The report notes that India generates around 7.25 million tonnes of textile waste annually, but a significant share remains underutilised due to fragmented collection systems, lack of standardised sorting and limited recycling capacity.
It estimates that nearly $9.4 billion (₹78,500 crore) of value is currently unrealised, largely due to inefficiencies across collection, sorting and recycling. Importantly, about 85% of this value lies in reuse pathways, which remain underdeveloped.
The report highlights that post-consumer textile waste systems are highly fragmented, with nearly 45% of waste not entering recovery pathways and instead being diverted to landfill or incineration.

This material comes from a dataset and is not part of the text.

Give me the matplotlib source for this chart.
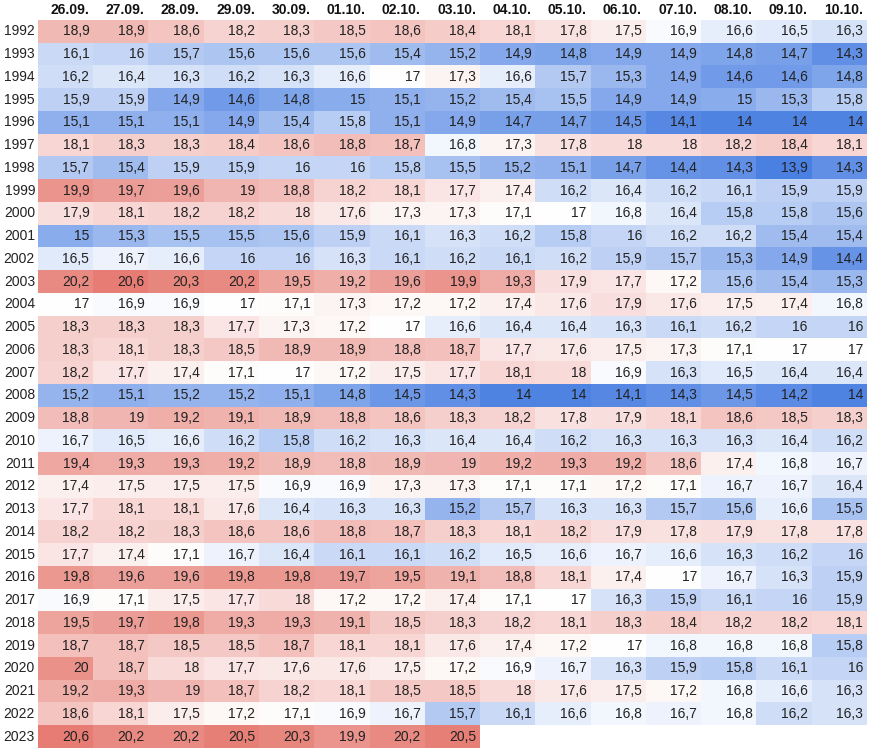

A key bottleneck identified is sorting, described as the “value gate” of the textile waste ecosystem. However, over 95% of sorting in India is manual, with limited technology adoption and absence of a standardised grading framework.
The report also notes policy and infrastructure gaps, including the absence of a dedicated Extended Producer Responsibility (EPR) framework for textiles, weak source segregation and inadequate traceability mechanisms.
On recycling, India’s ecosystem is dominated by mechanical processes, with limited chemical recycling capacity, constraining the ability to handle blended fabrics and scale circularity.
To unlock the opportunity, the FICCI–RECEIC report recommends:
- A national EPR framework for textiles
- Investment in collection and sorting infrastructure
- Standardised grading and traceability systems
- Integration of informal sector workers
- Expansion of recycling capacity
While circular materials can significantly enhance supply chain resilience and reduce dependence on virgin resources, achieving this will require coordinated action across policy, industry, and infrastructure, the report noted.